It was 3 pm, the hour of mercy,
when the Little One requested me to read her a story. I knew the risk. I inevitably have to nap
after reading in the late afternoon. This particular day I decided to sit in a
chair to increase my odds of staying awake. Well, I got through half the book
before I was nodding off. She noticed. She said it would be okay to finish at
bedtime. I thanked her and told her I had to rest for a little bit. She
cheerfully said okay and started heading downstairs when I yelled out after her
“Remember, don’t play on the Kindle!” (She had played, watched and read on it her
allotted time already earlier in the day.) She looked back at me and said “I
won’t.”
It wasn’t as restful of a sleep
as I hoped for. It was too quiet. How come the Little One wasn’t doing her
usual singing or monologue while playing with dolls? Hmm? After 10 or so
minutes I decided to head down to take a look, and found the Little One on the
couch with…you guessed it…the Kindle! It
was slammed shut at the first sight of me and she went running away. What could
I do? I told her that since she did something I didn’t want her to do that she
would now have to do something I wanted her to do – which was to help me empty
the dishwasher and fold her laundry.
“No!” she said. Wow. That seemed
bold. I didn’t take kindly to this response. With a huge pout on her face she
began heading to her room to escape the atonement. I took the bait and got into the
power-struggle. I threw out the worst threat –the COUNTDOWN. “If you don’t get
to my side to help me with this dishwasher by the count of 10, then you will
not be having dessert for the next 5 days!” (Yes, I really escalated that
quickly.) She shouted “NO! Don’t count!” paralyzed on the stairs in disbelief
that she would be forced to such a choice. She did not make it…she did not
choose to help me. I started clearing the counters and cupboards of all
accessible candy (Christmas had extremely multiplied the quantities of sweets
in our house). The Little One escaped to her room in tears.

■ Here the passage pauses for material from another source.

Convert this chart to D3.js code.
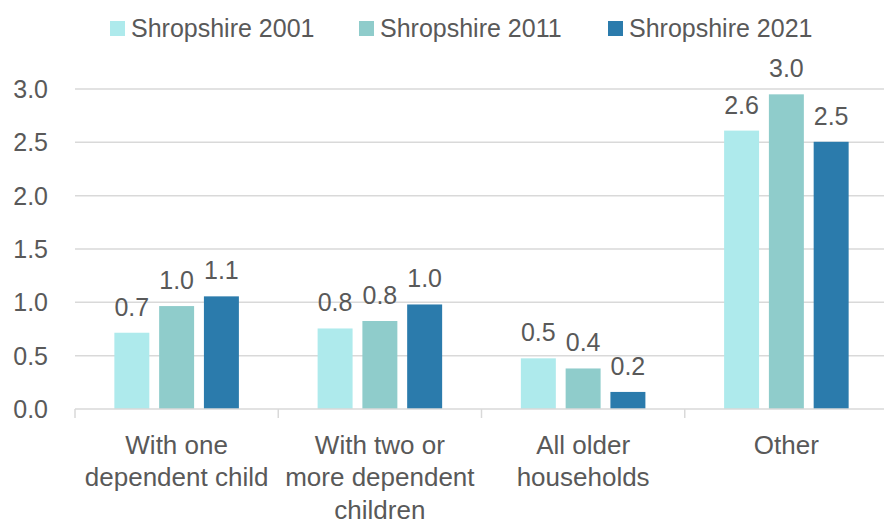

Calmed down, I said a prayer entrusting us both to Blessed Mother, then I went in for a visit. I asked the Little One, “Do you know why I was upset? Do you think it was because
you used the Kindle?” She shook her head “no.” “Was I upset because you didn’t
want to help me?” She shook her head “yes.” Then she rushed into my arms. I hugged the Little One tight. I know that hug was a twofold Christmas miracle – Blessed Mother using my arms to love a child She helped to be contrite.
A mentor a long time ago shared
that there is no recipe to raising children, but we can follow three points: 1) love them, 2) teach them, and 3) forgive
them.
I am so grateful for this
experience with the Little One. There have been so many lessons for her: She
can make bad choices (we are in day 2 and she’s had 4 melt downs for not being
able to eat sweets); she wants to be the leader (a role her mom and dad were
entrusted with, not her); she lacks trust in her mom (pride takes root so young);
and she has a crucial need for hugs!
There are so many lessons for me:
How often do I tell my LORD “I firmly
intend with the help of your grace to sin no more,” and then leave the
confessional to do just that – sin more?; I have a huge fear of losing control,
which means I totally lack trust in God’s mercy; and, the most important lesson
of all, I need to be in Blessed Mother’s arms constantly when I parent!
It was a good day to discover truth.
In
an unusual way, the parable of the prodigal son depicts the depth of the
twofold truth about God and man. This parable says that God loves you in and
with the actual truth about you. He loves you as you are and not as you should
be. He loves you with all of your muck, filth, grime, and even wretchedness. In
turn, you have to abolish the pedestal of your pride in order to stand in the
naked and acknowledged truth before Him –
the truth that, in this state of
being closed, you are incapable of loving Him, and the truth that you should
constantly receive this freely-given love until a complete change is brought
about in you. Thus you must stand in the truth –
the naked truth. ( S.C. Biela, The Two Pillars, [Ft.Collins, CO: IAMF, 2006], 35.)